Tom Hatch, a former city manager whose daughters graduated from Costa Mesa High School, accepted a job as assistant coach for the school’s freshman boys football team.
(Don Leach / Staff Photographer)

But serious thought about any future engagements will have to wait until football season ends, because that’s where Hatch’s mind and energies are concentrated these days.

“Now, I’ve got a real job,” he quipped.

In an interview Tuesday, Mustangs head coach Gonzalez, who got to know the former Costa Mesa city manager through his wife’s friendship with Hatch’s daughter, Allison, said he tapped Hatch for the assistant coach position because of his passion for football and deep ties to the local school community as a parent, PTA member and athletic booster.

“What he brings is good leadership and good morale. He’s like a chameleon — he melds well wherever he is, and he’s able to adapt,” Gonzalez said.

Tom Hatch with Costa Mesa High's freshman football team with coach Demetrius Cash and fellow assistant coach, Jaycen Cash.
(Don Leach / Staff Photographer)

“He just wants to help, and he wants to get a place better than it was when he got there. He’s doing great.”

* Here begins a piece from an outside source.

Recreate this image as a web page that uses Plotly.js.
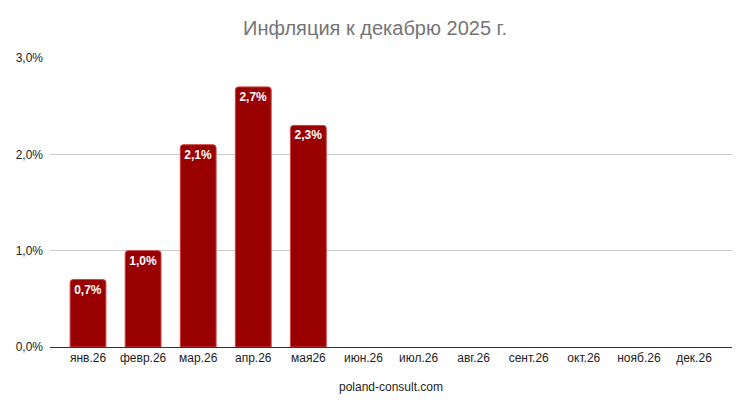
<!DOCTYPE html>
<html>
<head>
<meta charset="utf-8">
<script src="https://cdn.plot.ly/plotly-3.0.1.min.js"></script>
<style>
html, body { margin: 0; padding: 0; background: #fff; }
#chart { width: 750px; height: 410px; }
</style>
</head>
<body>
<div id="chart"></div>
<script>
var months = ['янв.26', 'февр.26', 'мар.26', 'апр.26', 'мая26', 'июн.26',
	'июл.26', 'авг.26', 'сент.26', 'окт.26', 'нояб.26', 'дек.26'];
var inflation = [0.007, 0.010, 0.021, 0.027, 0.023, null, null, null, null, null, null, null];
var yTicks = [0, 0.01, 0.02, 0.03];

var trace1 =
{
	x: months,
	y: inflation,
	type: 'bar',
	width: 0.65,
	marker: {color: '#990000', line: {color: '#c44', width: 1}, cornerradius: 3},
	texttemplate: '%{y:.1%}',
	textposition: 'inside',
	insidetextanchor: 'end',
	textangle: 0,
	insidetextfont: {family: 'Arial, "Liberation Sans", sans-serif', size: 12, color: '#ffffff', weight: 'bold'},
	hoverinfo: 'none'
};

var layout =
{
	width: 750,
	height: 410,
	separators: ', ',
	font: {family: 'Arial, "Liberation Sans", sans-serif', size: 12, color: '#222'},
	title: {text: 'Инфляция к декабрю 2025 г.', x: 0.5, xanchor: 'center', y: 0.932, yanchor: 'middle',
		font: {size: 20, color: '#757575'}},
	xaxis: {
		type: 'category',
		range: [-0.69, 11.69],
		showgrid: false,
		showline: true,
		linecolor: '#333',
		linewidth: 1,
		ticks: '',
		tickfont: {size: 12, color: '#222'},
		title: {text: 'poland-consult.com', standoff: 18, font: {size: 12, color: '#222'}}
	},
	yaxis: {
		range: [0, 0.03],
		tickvals: yTicks,
		tickformat: '.1%',
		showgrid: true,
		gridcolor: '#cccccc',
		gridwidth: 1,
		zeroline: false,
		ticks: '',
		ticklabelstandoff: 6,
		tickfont: {size: 12, color: '#222'}
	},
	margin: {l: 50, r: 18, t: 58, b: 63},
	showlegend: false,
	plot_bgcolor: '#fff',
	paper_bgcolor: '#fff'
};

Plotly.newPlot('chart', [trace1], layout, {displayModeBar: false, staticPlot: true});
</script>
</body>
</html>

Hatch said despite his rewarding and challenging career, and having played and loved football for most of his life, he’s excited to still be learning new things on Mustangs Field.

“I’m blessed to be there, and I’m learning, and I’ll do anything,” he said. “If you need me to pick up trash, I’ll pick up trash. It’s not about me, it’s about how can the program get better to help those kids. That’s what I love.”